What is the condition for a field to make the degree of its algebraic closure over it infinite?

Solution 1:

The Artin-Schreier theorem asserts that, if the field $k$ is not algebraically closed and $[\bar{k} : k]$ is finite, then in fact it equals $2$ and $\bar{k} = k[i]$ and $k$ is real closed. So I guess the condition you're looking for is: if and only if $k$ is not algebraically closed and also not real closed.

I am answering the title question, not the body question. The body question is not equivalent to the title question; the answer to it is that the algebraic closure is Galois if and only if it's separable, hence if and only if $k$ is perfect. Perhaps you have only seen the definition of Galois extension for finite extensions. This is not the definition which works in maximal generality. The definition which does work in maximal generality is the following:

Definition: An algebraic extension $k \to L$ is Galois if the fixed field of $\text{Aut}_k(L)$ is $k$.

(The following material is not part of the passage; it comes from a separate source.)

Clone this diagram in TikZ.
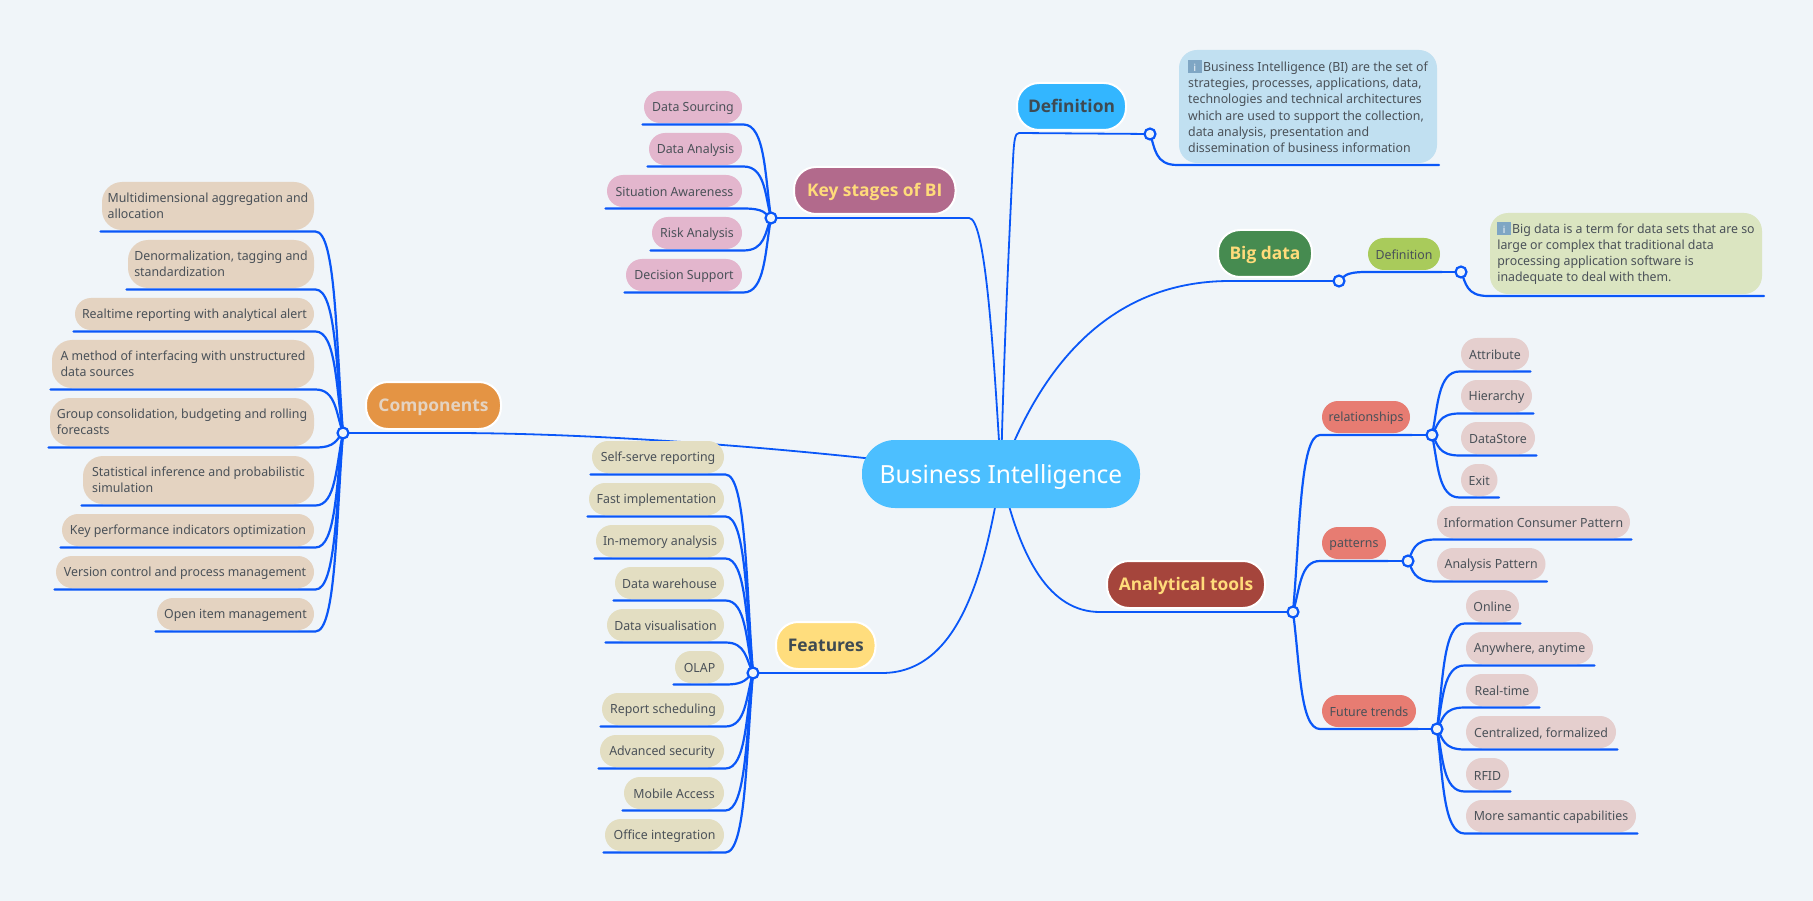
\documentclass[tikz,border=0pt]{standalone}
\usepackage{fontspec}
\setmainfont{Noto Sans}[FakeStretch=0.98]
\newfontfamily\titlefont{Open Sans}
\usetikzlibrary{backgrounds,calc}
\definecolor{bgc}{HTML}{F0F5F9}
\definecolor{linec}{HTML}{0A57F8}
\definecolor{inkc}{HTML}{4A5158}
\definecolor{darkc}{HTML}{3E4A52}
\definecolor{goldc}{HTML}{FFDB7A}
\definecolor{ctrc}{HTML}{4CBFFF}
\definecolor{defc}{HTML}{33B6FF}
\definecolor{keyc}{HTML}{B26A8C}
\definecolor{bigc}{HTML}{468B50}
\definecolor{anac}{HTML}{A5453C}
\definecolor{feac}{HTML}{FFDD7D}
\definecolor{comc}{HTML}{E49444}
\definecolor{coml}{HTML}{E4D3C1}
\definecolor{feal}{HTML}{E3DEC2}
\definecolor{keyl}{HTML}{E3B6CD}
\definecolor{anal}{HTML}{E5CFCE}
\definecolor{redg}{HTML}{E77C72}
\definecolor{defs}{HTML}{A9CB5B}
\definecolor{noteb}{HTML}{C1E0F1}
\definecolor{noteg}{HTML}{DBE5C1}
\definecolor{iconc}{HTML}{7FA6C4}
\tikzset{
  x=1pt,y=-1pt,
  conn/.style={draw=linec,line width=2.2pt,line cap=round},
  conn2/.style={draw=linec,line width=1.8pt},
  box/.style={inner sep=0pt,outer sep=1.5pt,text=inkc,align=left,
    font=\fontsize{12.6}{16}\selectfont},
  pill/.style={box,rounded corners=16pt,execute at begin node={\rule{0pt}{12pt}}},
  wide/.style={box,rounded corners=20pt},
  notebox/.style={box,outer sep=2pt,rounded corners=18pt,
    font=\fontsize{12.6}{16.3}\selectfont},
  group/.style={pill,fill=redg,outer sep=2pt},
  main/.style={inner sep=0pt,rounded corners=22pt,draw=white,line width=2pt,
    text height=12.5pt,text depth=0pt,
    font=\titlefont\fontsize{17.4}{22}\selectfont\bfseries},
  hubdot/.style={circle,inner sep=0pt,minimum size=11pt,draw=linec,line width=2.2pt,fill=bgc},
}
\newcommand\bx[7][]{% style, name, x0,y0,x1,y1, text
  \node[#1,minimum width={#5-#3},minimum height={#6-#4}] (#2) at ({(#3+#5)/2},{(#4+#6)/2}) {#7};}
\newcommand\lb[3]{% leaf on the left of hub
  \draw[conn] let \p1=(#1.south west),\p2=(#1.south east),\p3=(#2.center) in
    (\p1) -- (\p2) .. controls (\x3-#3pt,\y2) and (\x3-#3pt,{0.45*\y2+0.55*\y3}) .. (\p3);}
\newcommand\rb[3]{% leaf on the right of hub
  \draw[conn] let \p1=(#1.south east),\p2=(#1.south west),\p3=(#2.center) in
    (\p1) -- (\p2) .. controls (\x3+#3pt,\y2) and (\x3+#3pt,{0.45*\y2+0.55*\y3}) .. (\p3);}
\newcommand\infoicon{\textcolor{iconc}{\rule[-1.6pt]{13.4pt}{12.6pt}}\llap{\makebox[13.4pt]{\color{white}\bfseries\fontsize{10}{10}\selectfont i}}\hspace{1.5pt}}
\begin{document}
\begin{tikzpicture}
\useasboundingbox (0,0) rectangle (1813,901);
% central
\bx[inner sep=0pt,rounded corners=33pt,fill=ctrc,text=white,font=\fontsize{25}{30}\selectfont]{ctr}{862}{440}{1140}{508}{\rule{0pt}{25pt}Business Intelligence}
% main topics
\bx[main,fill=defc,text=darkc]{def}{1017}{83}{1126}{130}{Definition}
\bx[main,fill=keyc,text=goldc]{key}{794}{167}{955.5}{214}{Key stages of BI}
\bx[main,fill=bigc,text=goldc]{big}{1218}{230}{1312}{277}{Big data}
\bx[main,fill=anac,text=goldc]{ana}{1107}{561}{1265}{608}{Analytical tools}
\bx[main,fill=feac,text=darkc]{fea}{776}{622}{875.5}{669}{Features}
\bx[main,fill=comc,text=coml]{com}{366}{382}{501}{429}{Components}
% hubs
\node[hubdot] (hD) at (1150,134) {};
\node[hubdot] (hK) at (771,218) {};
\node[hubdot] (hB) at (1339,281) {};
\node[hubdot] (hS) at (1461,272) {};
\node[hubdot] (hA) at (1293,612) {};
\node[hubdot] (hF) at (753,673) {};
\node[hubdot] (hC) at (343,433) {};
\node[hubdot] (hR) at (1432,435) {};
\node[hubdot] (hP) at (1408,561) {};
\node[hubdot] (hT) at (1437,729) {};
% notes
\bx[notebox,fill=noteb]{n1}{1179}{50}{1437}{163}{\infoicon Business Intelligence (BI) are the set of\\strategies, processes, applications, data,\\technologies and technical architectures\\which are used to support the collection,\\data analysis, presentation and\\dissemination of business information}
\bx[group,fill=defs]{sd}{1368}{238}{1440}{270}{Definition}
\bx[notebox,fill=noteg]{n2}{1490}{213}{1762}{294}{\infoicon Big data is a term for data sets that are so\\large or complex that traditional data\\processing application software is\\inadequate to deal with them.}
% key stages
\bx[pill,fill=keyl]{k1}{644}{91}{742}{123}{Data Sourcing}
\bx[pill,fill=keyl]{k2}{649}{133}{742}{165}{Data Analysis}
\bx[pill,fill=keyl]{k3}{607}{175}{742}{207}{Situation Awareness}
\bx[pill,fill=keyl]{k4}{652}{217}{742}{249}{Risk Analysis}
\bx[pill,fill=keyl]{k5}{626}{259}{742}{291}{Decision Support}
% components
\bx[wide,fill=coml]{c1}{102}{182}{314}{230}{Multidimensional aggregation and\\allocation}
\bx[wide,fill=coml]{c2}{128}{240}{314}{288}{Denormalization, tagging and\\standardization}
\bx[pill,fill=coml]{c3}{75}{298}{314}{330}{Realtime reporting with analytical alert}
\bx[wide,fill=coml]{c4}{52}{340}{314}{388}{A method of interfacing with unstructured\\data sources}
\bx[wide,fill=coml]{c5}{50}{398}{314}{446}{Group consolidation, budgeting and rolling\\forecasts}
\bx[wide,fill=coml]{c6}{83}{456}{314}{504}{Statistical inference and probabilistic\\simulation}
\bx[pill,fill=coml]{c7}{62}{514}{314}{546}{Key performance indicators optimization}
\bx[pill,fill=coml]{c8}{56}{556}{314}{588}{Version control and process management}
\bx[pill,fill=coml]{c9}{157}{598}{314}{630}{Open item management}
% features
\bx[pill,fill=feal]{f1}{592}{441}{724}{473}{Self-serve reporting}
\bx[pill,fill=feal]{f2}{589}{483}{724}{515}{Fast implementation}
\bx[pill,fill=feal]{f3}{596}{525}{724}{557}{In-memory analysis}
\bx[pill,fill=feal]{f4}{615}{567}{724}{599}{Data warehouse}
\bx[pill,fill=feal]{f5}{607}{609}{724}{641}{Data visualisation}
\bx[pill,fill=feal]{f6}{675}{651}{724}{683}{OLAP}
\bx[pill,fill=feal]{f7}{602}{693}{724}{725}{Report scheduling}
\bx[pill,fill=feal]{f8}{600}{735}{724}{767}{Advanced security}
\bx[pill,fill=feal]{f9}{624}{777}{724}{809}{Mobile Access}
\bx[pill,fill=feal]{f10}{605}{819}{724}{851}{Office integration}
% analytical groups
\bx[group]{g1}{1322}{401}{1410}{433}{relationships}
\bx[group]{g2}{1322}{527}{1386}{559}{patterns}
\bx[group]{g3}{1322}{695}{1416}{727}{Future trends}
\bx[pill,fill=anal]{r1}{1461}{338}{1529}{370}{Attribute}
\bx[pill,fill=anal]{r2}{1461}{380}{1532}{412}{Hierarchy}
\bx[pill,fill=anal]{r3}{1461}{422}{1535}{454}{DataStore}
\bx[pill,fill=anal]{r4}{1461}{464}{1497.5}{496}{Exit}
\bx[pill,fill=anal]{p1}{1437}{506}{1630}{538}{Information Consumer Pattern}
\bx[pill,fill=anal]{p2}{1437}{548}{1545.5}{580}{Analysis Pattern}
\bx[pill,fill=anal]{t1}{1466}{590}{1519}{622}{Online}
\bx[pill,fill=anal]{t2}{1466}{632}{1593}{664}{Anywhere, anytime}
\bx[pill,fill=anal]{t3}{1466}{674}{1538}{706}{Real-time}
\bx[pill,fill=anal]{t4}{1466}{716}{1616}{748}{Centralized, formalized}
\bx[pill,fill=anal]{t5}{1466}{758}{1509}{790}{RFID}
\bx[pill,fill=anal]{t6}{1466}{800}{1636}{832}{More samantic capabilities}
% connectors
\begin{scope}[on background layer]
\fill[bgc] (0,0) rectangle (1813,901);
\draw[conn2] (hC.center) -- (450,433) .. controls (600,433) and (800,448) .. (ctr.center);
\draw[conn2] (hF.center) -- (882,673) .. controls (960,673) and (985,570) .. (ctr.center);
\draw[conn2] (hK.center) -- (969,218) .. controls (985,218) and (993,340) .. (ctr.center);
\draw[conn2] (hD.center) -- (1019,133) .. controls (1015,133) and (1014,140) .. (1013,160) .. controls (1008,260) and (1003,380) .. (ctr.center);
\draw[conn2] (hB.center) -- (1230,281) .. controls (1130,281) and (1050,340) .. (ctr.center);
\draw[conn2] (hA.center) -- (1100,612) .. controls (1050,612) and (1020,560) .. (ctr.center);
\foreach \i in {1,...,5}{\lb{k\i}{hK}{6}}
\foreach \i in {1,...,9}{\lb{c\i}{hC}{7}}
\foreach \i in {1,...,10}{\lb{f\i}{hF}{7}}
\foreach \i in {1,...,4}{\rb{r\i}{hR}{6}}
\foreach \i in {1,2}{\rb{p\i}{hP}{5}}
\foreach \i in {1,...,6}{\rb{t\i}{hT}{6}}
\foreach \i in {1,2,3}{\rb{g\i}{hA}{7}}
\draw[conn] (g1.south east) -- (hR.center);
\draw[conn] (g2.south east) -- (hP.center);
\draw[conn] (g3.south east) -- (hT.center);
\rb{sd}{hB}{5}
\draw[conn] (sd.south east) -- (hS.center);
\rb{n1}{hD}{5}
\rb{n2}{hS}{5}
\end{scope}
\end{tikzpicture}
\end{document}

The separable closure $k_s$ of $k$ is always Galois (in fact it is the maximal Galois extension of $k$), and agrees with the algebraic closure if and only if $k$ is perfect.

Solution 2:

Let me summarize the results of $\S 12.4$ of my notes. (This involves making explicit some things which were left as "exercises", but I'm okay with that.)

Let $K$ be any field, let $K^{\operatorname{sep}}$ be any separable closure and let $\overline{K}$ be any algebraic closure containing $K^{\operatorname{sep}}$. Then:

1) Suppose first that $K = K^{\operatorname{sep}}$, i.e., $K$ is separably closed. Then either:
1a) $K$ is algebraically closed, or
1b) It isn't, i.e., $K$ has positive characteristic $p$ and there exists $a \in K$ such that the polynomial $t^p - a$ is irreducible. Then $t^{p^n}-a$ is irreducible for all $n$, so $[\overline{K}:K]$ is infinite. (For this, see Lemma 32 in $\S 6.1$.)

2) Suppose that $K$ is not separably closed, so $G = \operatorname{Aut}(K^{\operatorname{sep}}/K)$ is nontrivial. Then by the Artin-Schreier theorem, either
2a) $\# G = 2$, in which case $K$ is formally real and $K(\sqrt{-1})$ is algebraically closed, or
2b) $\# G > 2$, in which case $G$ is infinite, which implies $[\overline{K}:K]$ is infinite.

Note that some of the exercises outline further extensions of the Artin-Schreier Theorem, i.e., if $\overline{K}/K$ is "small" in other ways then $K$ is either real closed or algebraically closed.